9 de junho de 2020

Opinião – “K.O.” de Fabrice Gobert


Sinopse

Antoine Leconte é um homem de poder - arrogante, dominante em seu ambiente profissional e vida pessoal. Admirado por alguns, odiado por outros, nada e ninguém resiste a ele ... Até o dia em que um de seus funcionários o ataca brutalmente. Quando ele recupera a consciência no hospital, nada é como era: Antoine se encontra no lugar de um homem comum, descendo a escada social e profissional - e ao seu redor, todos os papéis são invertidos. Isso é um sonho ou realidade? Uma conspiração? Um pesadelo? Esgotamento? ... Determinado a reerguer-se, Antoine terá que lutar para recuperar tudo o que perdeu, sonho ou realidade? Será uma conspiração contra ele? Ele está K.O.

Opinião por Artur Neves

Classificado como thriller, mas sugerindo um género na área do drama psicológico, este filme apresentado em antestreia na Festa do Cinema Francês de 2017, traz-nos uma história que dificilmente interpretamos como pertencendo à classificação atribuída, estabelecendo mais uma vez as significativas diferenças de conteúdo entre as cinematografias europeia e americana, que o nosso mercado tem tendência em nos servir sem distinção. O realizador Fabrice Gobert com uma ampla obra de argumentista e diretor de séries para televisão desde 2002, apresenta-nos aqui o seu primeiro trabalho para cinema muito bem conseguido.

Laconte (Laurent Lafitte) é um gestor de topo numa empresa de comunicações que age discricionariamente com todos os subordinados na perseguição voraz do sucesso absoluto que ele pretende alcançar para a empresa e para si próprio como objectivo último da sua passagem pela vida.
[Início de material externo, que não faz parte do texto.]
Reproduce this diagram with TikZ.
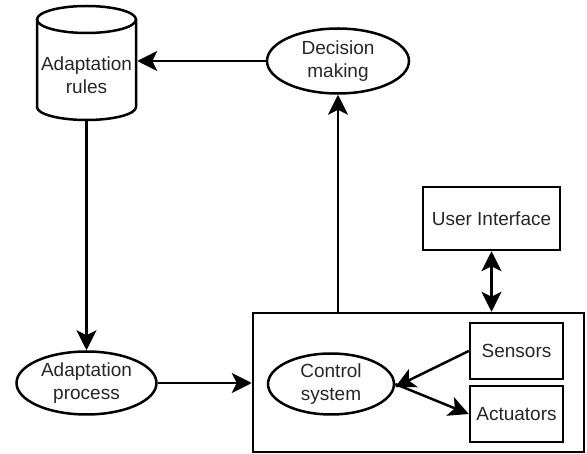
\documentclass[tikz,border=0pt]{standalone}
\usepackage{fontspec}
\setmainfont{Liberation Sans}
\usetikzlibrary{shapes.geometric,arrows.meta}
\begin{document}
\begin{tikzpicture}[x=1pt,y=-1pt,
  line width=2.5pt,
  every node/.style={font=\fontsize{19}{23}\selectfont, text=black!85, align=center, inner sep=0pt},
  oval/.style={ellipse, draw},
  boxx/.style={rectangle, draw},
  tip/.tip={Stealth[length=20pt,width=20pt,inset=5pt]},
  arr/.style={-tip},
  darr/.style={tip-tip}
]
\useasboundingbox (0,0) rectangle (587,454);
% cylinder
\draw (86.5,19.5) ellipse [x radius=49.5pt, y radius=13.5pt];
\draw (37,19.5) -- (37,107) arc[start angle=180, end angle=360, x radius=49.5pt, y radius=13pt] -- (136,19.5);
\node[minimum width=99pt, minimum height=114pt] (rules) at (86.5,63) {};
\node (rulestxt) at (86.5,75) {Adaptation\\rules};

\node[oval, minimum width=142pt, minimum height=65pt] (dec) at (338,61) {Decision\\making};
\node[oval, minimum width=140pt, minimum height=63pt] (proc) at (86.5,383) {Adaptation\\process};
\node[boxx, minimum width=331pt, minimum height=139pt] (ctrl) at (418.5,382.5) {};
\node[oval, minimum width=126pt, minimum height=61pt] (cs) at (331,384) {Control\\system};
\node[boxx, minimum width=137pt, minimum height=63pt] (ui) at (491.5,218.5) {User Interface};
\node[boxx, minimum width=93pt, minimum height=56pt] (sens) at (516.5,351) {Sensors};
\node[boxx, minimum width=93pt, minimum height=56pt] (act) at (516.5,414) {Actuators};

\draw[arr] (dec.west) -- (dec.west -| rules.east);
\draw[arr] (rules.south) -- (proc.north);
\draw[arr] (proc.east) -- (proc.east -| ctrl.west);
\draw[arr] (dec.south |- ctrl.north) -- (dec.south);
\draw[darr] (ui.south) -- (ui.south |- ctrl.north);
\draw[arr] (sens.west) -- ([yshift=-3pt]cs.east);
\draw[arr] (cs.east) -- (act.west);
\end{tikzpicture}
\end{document}
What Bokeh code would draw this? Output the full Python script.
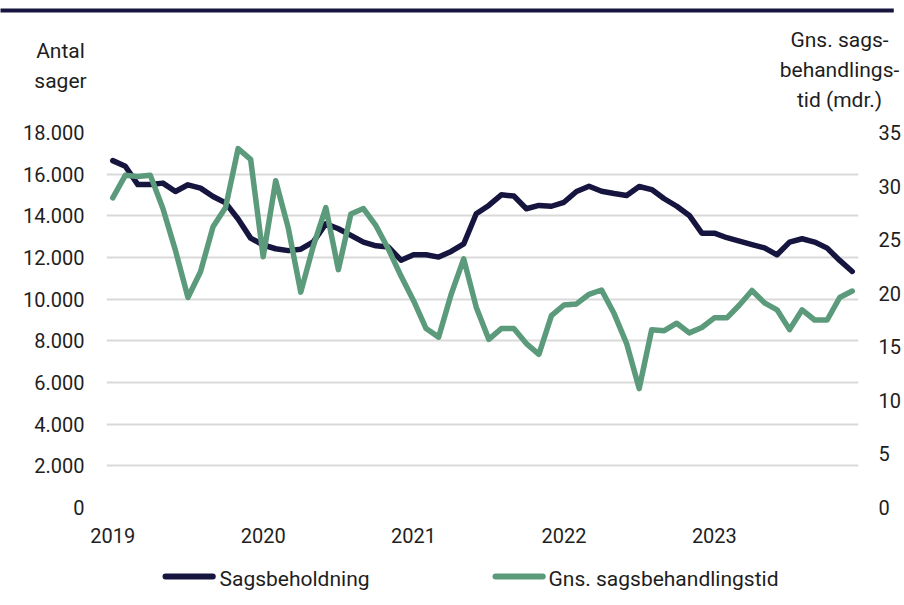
from bokeh.plotting import figure
from bokeh.models import (Range1d, LinearAxis, FixedTicker, ColumnDataSource, Label)
from bokeh.embed import file_html
from bokeh.resources import INLINE

# ---------------- data ----------------
years = ["2019", "2020", "2021", "2022", "2023"]
months_per_year = 12

sagsbeholdning = [
    16650, 16380, 15500, 15500, 15570, 15170, 15490, 15330, 14930, 14620, 13850, 12930,
    12600, 12420, 12330, 12400, 12750, 13620, 13380, 13060, 12740, 12560, 12500, 11870,
    12130, 12130, 12020, 12290, 12650, 14100, 14500, 15010, 14950, 14340, 14500, 14460,
    14650, 15170, 15420, 15180, 15070, 14980, 15410, 15260, 14820, 14460, 14020, 13170,
    13170, 12950, 12790, 12620, 12460, 12130, 12740, 12900, 12740, 12450, 11860, 11330,
]
gns_tid = [
    28.9, 31.0, 30.9, 31.0, 27.9, 24.0, 19.6, 22.0, 26.2, 28.0, 33.5, 32.5,
    23.4, 30.5, 26.1, 20.1, 24.4, 28.0, 22.2, 27.4, 27.9, 26.3, 24.1, 21.6,
    19.3, 16.7, 15.9, 19.9, 23.2, 18.7, 15.7, 16.7, 16.7, 15.3, 14.3, 17.9,
    18.9, 19.0, 19.9, 20.3, 18.1, 15.3, 11.1, 16.6, 16.5, 17.2, 16.3, 16.8,
    17.7, 17.7, 18.9, 20.25, 19.1, 18.45, 16.6, 18.45, 17.5, 17.5, 19.6, 20.2,
]
left_ticks = [0, 2000, 4000, 6000, 8000, 10000, 12000, 14000, 16000, 18000]
left_tick_labels = ["0", "2.000", "4.000", "6.000", "8.000", "10.000",
                    "12.000", "14.000", "16.000", "18.000"]
right_ticks = [0, 5, 10, 15, 20, 25, 30, 35]
series_names = ["Sagsbeholdning", "Gns. sagsbehandlingstid"]
left_title = ["Antal", "sager"]
right_title = ["Gns. sags-", "behandlings-", "tid (mdr.)"]

# ---------------- style ----------------
NAVY = "#16153f"
GREEN = "#5b9a7a"
GRID = "#d9d9d9"
TEXT = "#1e1e1e"
FONT = "Roboto"

x = list(range(len(sagsbeholdning)))
year_ticks = [i * months_per_year for i in range(len(years))]

p = figure(frame_width=752, frame_height=375,
           min_border_left=106, min_border_right=46,
           min_border_top=132, min_border_bottom=98,
           x_range=Range1d(-0.5, len(x) - 0.5),
           y_range=Range1d(left_ticks[0], left_ticks[-1]),
           output_backend="svg", toolbar_location=None,
           outline_line_color=None)
p.extra_y_ranges = {"tid": Range1d(right_ticks[0], right_ticks[-1])}

p.xaxis.ticker = FixedTicker(ticks=year_ticks)
p.xaxis.major_label_overrides = {t: lab for t, lab in zip(year_ticks, years)}
p.yaxis.ticker = FixedTicker(ticks=left_ticks)
p.yaxis.major_label_overrides = {t: lab for t, lab in zip(left_ticks, left_tick_labels)}
ra = LinearAxis(y_range_name="tid", ticker=FixedTicker(ticks=right_ticks))
p.add_layout(ra, "right")

for ax in p.xaxis + p.yaxis + [ra]:
    ax.axis_line_color = None
    ax.major_tick_line_color = None
    ax.minor_tick_line_color = None
    ax.major_tick_out = 0
    ax.minor_tick_out = 0
    ax.major_label_text_font = FONT
    ax.major_label_text_font_size = "20px"
    ax.major_label_text_color = TEXT
p.xaxis.major_label_standoff = 20
p.yaxis.major_label_standoff = 22
ra.major_label_standoff = 20

p.xgrid.visible = False
p.ygrid.ticker = FixedTicker(ticks=left_ticks)
p.ygrid.grid_line_color = GRID
p.ygrid.grid_line_width = 2

src = ColumnDataSource(dict(x=x, s=sagsbeholdning, g=gns_tid))
r1 = p.line("x", "s", source=src, line_color=NAVY, line_width=5.5,
            line_join="round", line_cap="round")
r2 = p.line("x", "g", source=src, y_range_name="tid", line_color=GREEN,
            line_width=5.5, line_join="round", line_cap="round")

# axis titles: single-line labels in the top side panel, absolute canvas pixels
for i, t in enumerate(left_title):
    p.add_layout(Label(x=60, y=50 + 30 * i, x_units="canvas", y_units="canvas",
                       text=t, text_align="center", text_baseline="alphabetic",
                       text_font=FONT, text_font_size="21px", text_color=TEXT), "above")
for i, t in enumerate(right_title):
    p.add_layout(Label(x=839, y=39 + 30 * i, x_units="canvas", y_units="canvas",
                       text=t, text_align="center", text_baseline="alphabetic",
                       text_font=FONT, text_font_size="21px", text_color=TEXT), "above")


def bar(x0, y0, length, top, bottom, color, radius=0):
    """A filled bar drawn as an empty label with a coloured background."""
    kw = dict(x=x0, y=y0, x_units="canvas", y_units="canvas", text=" ",
              text_align="left", text_baseline="top", text_font_size="1px",
              background_fill_color=color, background_fill_alpha=1,
              padding=dict(left=0, right=length, top=top, bottom=bottom))
    try:
        return Label(border_radius=radius, **kw)
    except Exception:
        return Label(**kw)


try:
    # thin dark rule across the top of the page
    p.add_layout(bar(0, 8, 893, 1, 2, NAVY), "below")
    # legend: coloured line swatches + series names
    swatch_x = [162, 492]
    text_x = [219, 548]
    for sx, tx, name, col in zip(swatch_x, text_x, series_names, [NAVY, GREEN]):
        p.add_layout(bar(sx, 573, 53, 2, 3, col, radius=3), "below")
        p.add_layout(Label(x=tx, y=578, x_units="canvas", y_units="canvas",
                           text=name, text_align="left", text_baseline="alphabetic",
                           text_font=FONT, text_font_size="21px",
                           text_color=TEXT), "below")
except Exception:
    pass

open("out.html", "w").write(file_html(p, INLINE))
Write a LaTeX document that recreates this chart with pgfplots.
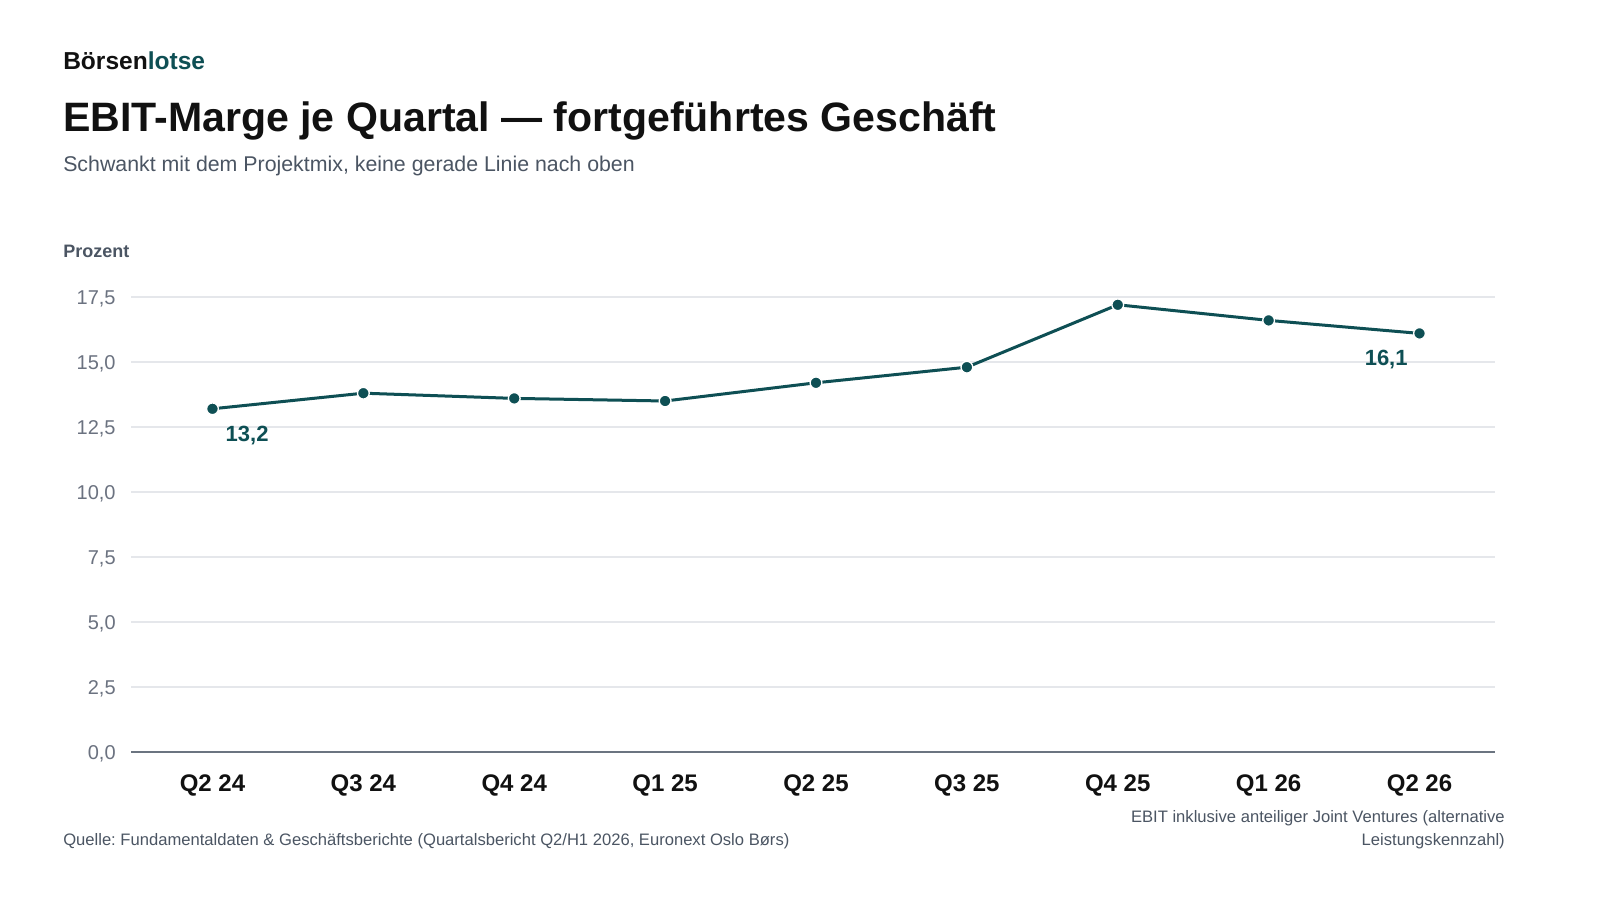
\documentclass[border=0pt]{standalone}
\usepackage{pgfplots}
\pgfplotsset{compat=1.18}
\usepackage{fontspec}
\setmainfont{Liberation Sans}
\frenchspacing
\definecolor{brandteal}{HTML}{0E4F54}
\definecolor{titleblack}{HTML}{111111}
\definecolor{subgray}{HTML}{4B5563}
\definecolor{tickgray}{HTML}{6B7280}
\definecolor{axisgray}{HTML}{6B7480}
\definecolor{gridgray}{HTML}{E5E7EB}
\begin{document}
\begin{tikzpicture}
\path[fill=white, use as bounding box] (0pt,0pt) rectangle (1200pt,675pt);
\node[anchor=base west, inner sep=0, font=\fontsize{18.4}{21}\selectfont\bfseries, text=titleblack] at (47.25pt,622.5pt) {Börsen\textcolor{brandteal}{lotse}};
\node[anchor=base west, inner sep=0, font=\fontsize{30.8}{36}\selectfont\bfseries, text=titleblack] at (47.25pt,576pt) {EBIT-Marge je Quartal — fortgeführtes Geschäft};
\node[anchor=base west, inner sep=0, font=\fontsize{16}{19}\selectfont, text=subgray] at (47.25pt,546pt) {Schwankt mit dem Projektmix, keine gerade Linie nach oben};
\node[anchor=base west, inner sep=0, font=\fontsize{13.5}{16}\selectfont\bfseries, text=subgray] at (47.25pt,481.5pt) {Prozent};
\begin{axis}[
  at={(98.25pt,111pt)}, anchor=south west,
  scale only axis, width=1023pt, height=341.25pt,
  xmin=-0.54, xmax=8.5, ymin=0, ymax=17.5,
  xtick={0,...,8},
  xticklabels={Q2 24,Q3 24,Q4 24,Q1 25,Q2 25,Q3 25,Q4 25,Q1 26,Q2 26},
  ytick={0,2.5,5,7.5,10,12.5,15,17.5},
  axis lines=left,
  axis line style={-},
  y axis line style={draw=none},
  x axis line style={draw=axisgray, line width=1.5pt},
  major tick length=0pt,
  ymajorgrids,
  grid style={draw=gridgray, line width=0.9pt},
  yticklabel style={font=\fontsize{15}{18}\selectfont, text=tickgray, anchor=base east, xshift=-8pt, yshift=-5.4pt},
  xticklabel style={font=\fontsize{18}{21}\selectfont\bfseries, text=titleblack, anchor=base, yshift=-30pt},
  /pgf/number format/use comma,
  /pgf/number format/fixed,
  /pgf/number format/fixed zerofill,
  /pgf/number format/precision=1,
  /pgf/number format/assume math mode=true,
  clip=false,
]
\addplot[brandteal, line width=2.25pt, mark=*, mark size=4.4pt, mark options={fill=brandteal, draw=white, line width=1pt}] coordinates {
(0,13.2) (1,13.8) (2,13.6) (3,13.5) (4,14.2) (5,14.8) (6,17.2) (7,16.6) (8,16.1)
};
\addplot[draw=none, mark=none, nodes near coords, point meta=y,
  every node near coord/.append style={font=\fontsize{16.5}{19}\selectfont\bfseries, text=brandteal, anchor=center, xshift=26pt, yshift=-20pt}]
  coordinates {(0,13.2)};
\addplot[draw=none, mark=none, nodes near coords, point meta=y,
  every node near coord/.append style={font=\fontsize{16.5}{19}\selectfont\bfseries, text=brandteal, anchor=center, xshift=-25pt, yshift=-19.5pt}]
  coordinates {(8,16.1)};
\end{axis}
\node[anchor=base west, inner sep=0, font=\fontsize{12.45}{14}\selectfont, text=subgray] at (47.25pt,40.5pt) {Quelle: Fundamentaldaten \& Geschäftsberichte (Quartalsbericht Q2/H1 2026, Euronext Oslo Børs)};
\node[anchor=base east, inner sep=0, font=\fontsize{12.45}{14}\selectfont, text=subgray] at (1128.75pt,57.75pt) {EBIT inklusive anteiliger Joint Ventures (alternative};
\node[anchor=base east, inner sep=0, font=\fontsize{12.45}{14}\selectfont, text=subgray] at (1128.75pt,40.5pt) {Leistungskennzahl)};
\end{tikzpicture}
\end{document}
Na sua vida privada, escassa e frugal, replica o mesmo comportamento reunindo-se de bens materiais avultados, onde desfruta de uma caricatura de vida sentimental, parca de afetos, na companhia da sua mulher, Solange (Chiara Mastroianni) que deambula solitária pela casa com muito pouca ligação com ele e com as suas necessidades, que ele satisfaz onde calha.

Porém, há sempre um dia em que tudo muda, e esse dia acontece quando na sequência de um enfarto ligeiro ele entra em coma e o seu cérebro letárgico reverte todos os conceitos estabelecidos fazendo-o “viver” uma vida oposta da que está convencido que é a que detém por direito, confrontando-o com a “vida” dos outros que ele subjuga.

Imobilizado na cama do hospital, o outrora poderoso Laconte, “faz-se” sofrer das dificuldades normais que provoca aos outros, como que vivendo a sua vida num espelho, que transforma a imagem simétrica do seu contrário, na realidade que ele é agora forçado a viver, coabitando e relacionando-se com todos os personagens da sua vida real, mas num patamar de igualdade que lhe é completamente estranho, contra o qual ele se revolta, e por isso luta com todas as suas forças remanescentes na memória passada.

Trata-se pois da luta interna deste homem, agora fragilizado pelo acidente vascular que sofreu, sendo confrontado com a sua fraqueza e normalidade humana que ele sempre recusou, que ele sempre escondeu sob o manto diáfano do despotismo em benefício de um bem maior, que subitamente, através de um evento violento o despoja das suas premissas e o confronta com uma vida e uma realidade que totalmente desconhece, embora sempre tenha vivido nela mas noutro contexto. Trata-se no fundo, do confronto connosco próprios para que possamos progredir para um nível superior de existência, se soubermos aprender e aceitar a oportunidade de redenção através do reconhecimento dos nossos erros.

Bem interpretado, escorreito no argumento, sem deixar pontas soltas e com uma história interessante sobre o verdadeiro “eu” de um personagem que se confunde entre a realidade, e a fantasia com que está sonhando, constituindo aqui um bom exemplo da cinematografia francesa moderna de qualidade. Recomendo.

Disponível na plataforma Filmin para o utilizador, pelo preço de €3,95 durante 72 horas.